SQL vs pandas Joins#

Joins in SQL and pandas can have different outcomes. The clearest example of this is None joining with None. In such cases, Fugue is consistent with SQL and Spark rather than pandas. Notice that column a has a row with None after the join below.

df1 = pd.DataFrame({'a': [None, "a"], 'b': [1, 2]})
df2 = pd.DataFrame({'a': [None, "a"], 'b': [1, 2]})
df1.merge(df2, how="inner", on=["a", "b"])
a b
0 None 1
1 a 2

With Fugue, the row with None will be dropped because it follows SQL convention.

fa.join(df1, df2, how="inner", on=["a","b"]) # None,1 is excluded
a b
0 a 2

Multiple Joins#

Multiple DataFrames can be joined together if there is no conflict. This will work across all engines.

df1 = pd.DataFrame({"a": [1], "b": [2]})
df2 = pd.DataFrame({"a": [1], "c": [3]})
df3 = pd.DataFrame({"a": [1], "d": [4]})
df4 = pd.DataFrame({"a": [1], "e": [5]})

fa.join(df1, df2, df3, df4, how="inner", on=["a"])
a b c d e
0 1 2 3 4 5

Union, Intersect, Subtract#

Fugue has support for Union, Intersect and Subtract. Union combines two DataFrames with the same columns. By default, only unique items are kept. Everything can be kept by setting distinct=False. Intersect gets the distinct elements of the intersection of the two DataFrames. Subtract gets the distinct elements of the left DataFrame that are not in the right DataFrame. Examples shown below.

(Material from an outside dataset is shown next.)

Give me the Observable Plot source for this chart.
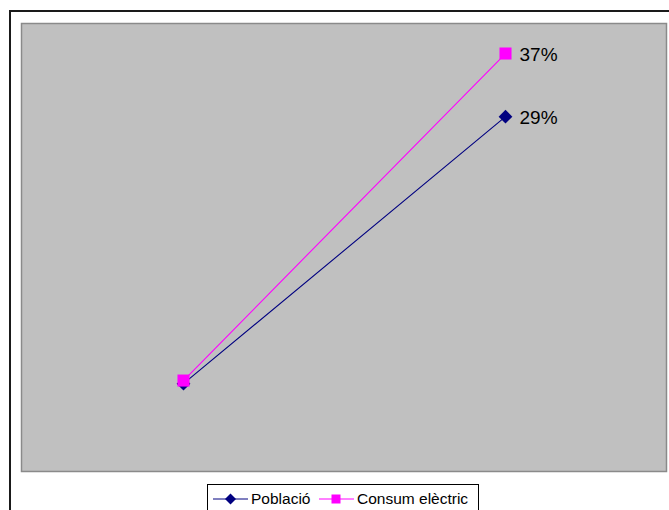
<!DOCTYPE html>
<html>
<head>
<meta charset="utf-8">
<script src="https://cdn.jsdelivr.net/npm/d3@7"></script>
<script src="https://cdn.jsdelivr.net/npm/@observablehq/plot@0.6"></script>
<style>
  html, body { margin: 0; padding: 0; background: #fff; overflow: hidden; }
  #wrap { position: relative; width: 669px; height: 510px; font-family: "Liberation Sans", Arial, sans-serif; }
  #chart { position: absolute; left: 0; top: 0; }
  #outer { position: absolute; left: 9px; top: 10px; width: 700px; height: 540px; border: 2px solid #1a1a1a; box-sizing: border-box; pointer-events: none; }
  #legend { position: absolute; left: 207px; top: 484px; width: 272px; height: 30px; border: 1px solid #000; background: #fff; box-sizing: border-box; font-size: 15.5px; color: #000; }
  #legend .item { position: absolute; top: 4px; display: flex; align-items: center; white-space: nowrap; }
  #legend svg { display: block; }
</style>
</head>
<body>
<div id="wrap">
  <div id="chart"></div>
  <div id="outer"></div>
  <div id="legend"></div>
</div>
<script>
// Data (arbitrary common unit on the hidden axis)
const periods = ["Inici", "Final"];
const poblacio = [19.6, 79.2];
const consum = [20.3, 93.3];
const poblacioLabels = ["", "29%"];
const consumLabels = ["", "37%"];
const seriesNames = ["Població", "Consum elèctric"];
const seriesColors = ["#000080", "#FF00FF"];

const pob = periods.map((p, i) => ({period: p, value: poblacio[i], label: poblacioLabels[i]}));
const con = periods.map((p, i) => ({period: p, value: consum[i], label: consumLabels[i]}));

const chart = Plot.plot({
  width: 669,
  height: 480,
  marginLeft: 21,
  marginRight: 3,
  marginTop: 23,
  marginBottom: 9,
  style: {background: "transparent", fontFamily: "'Liberation Sans', Arial, sans-serif"},
  x: {type: "point", domain: periods, padding: 0.5, axis: null},
  y: {domain: [0, 100], axis: null},
  marks: [
    Plot.frame({fill: "#C0C0C0", stroke: "#8a8a8a", strokeWidth: 1.5}),
    Plot.line(pob, {x: "period", y: "value", stroke: seriesColors[0], strokeWidth: 1.1}),
    Plot.dot(pob, {x: "period", y: "value", symbol: "diamond2", r: 6.2, fill: seriesColors[0], stroke: "none"}),
    Plot.line(con, {x: "period", y: "value", stroke: seriesColors[1], strokeWidth: 1.1}),
    Plot.dot(con, {x: "period", y: "value", symbol: "square", r: 6.8, fill: seriesColors[1], stroke: "none"}),
    Plot.text(pob, {x: "period", y: "value", text: "label", textAnchor: "start", dx: 14, dy: 1, fontSize: 19, fill: "#000"}),
    Plot.text(con, {x: "period", y: "value", text: "label", textAnchor: "start", dx: 14, dy: 1, fontSize: 19, fill: "#000"})
  ]
});
document.getElementById("chart").appendChild(chart);

// Legend
const legend = document.getElementById("legend");
const symbols = ["diamond", "square"];
const lefts = [5, 111];
seriesNames.forEach((name, i) => {
  const item = document.createElement("div");
  item.className = "item";
  item.style.left = lefts[i] + "px";
  const sw = d3.create("svg").attr("width", 36).attr("height", 20);
  sw.append("line").attr("x1", 0).attr("x2", 35).attr("y1", 10).attr("y2", 10)
    .attr("stroke", seriesColors[i]).attr("stroke-width", 1);
  if (symbols[i] === "diamond") {
    sw.append("path").attr("d", "M17.5,4.5L23,10L17.5,15.5L12,10Z").attr("fill", seriesColors[i]);
  } else {
    sw.append("rect").attr("x", 12.5).attr("y", 5.5).attr("width", 9).attr("height", 9).attr("fill", seriesColors[i]);
  }
  item.appendChild(sw.node());
  const t = document.createElement("span");
  t.textContent = name;
  t.style.marginLeft = "2px";
  item.appendChild(t);
  legend.appendChild(item);
});
</script>
</body>
</html>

df1 = pd.DataFrame({"a": [0,1], "b": [1,2]})
df2 = pd.DataFrame({"a": [0,0,1], "b": [1,1,2]})

fa.union(df1, df2)
a b
0 0 1
1 1 2
fa.union(df1, df2, distinct=False)
a b
0 0 1
1 1 2
2 0 1
3 0 1
4 1 2
fa.intersect(df1, df2)
a b
0 0 1
1 1 2
fa.subtract(df1, df2)
a b

Remember that join(), union(), subtract() and intersect() can all take in an engine argument to use the appropriate backend. They will also work with the engine_context().

Summary#

This sections covers all of the base operations Fugue offers when combining two or more DataFrames. If there is logic that is not covered by this functionality, then a user can implement a custom Fugue extension. The transformer we covered in previous sections is the most commonly used Fugue extension. In the extension section, we’ll cover the other extensions.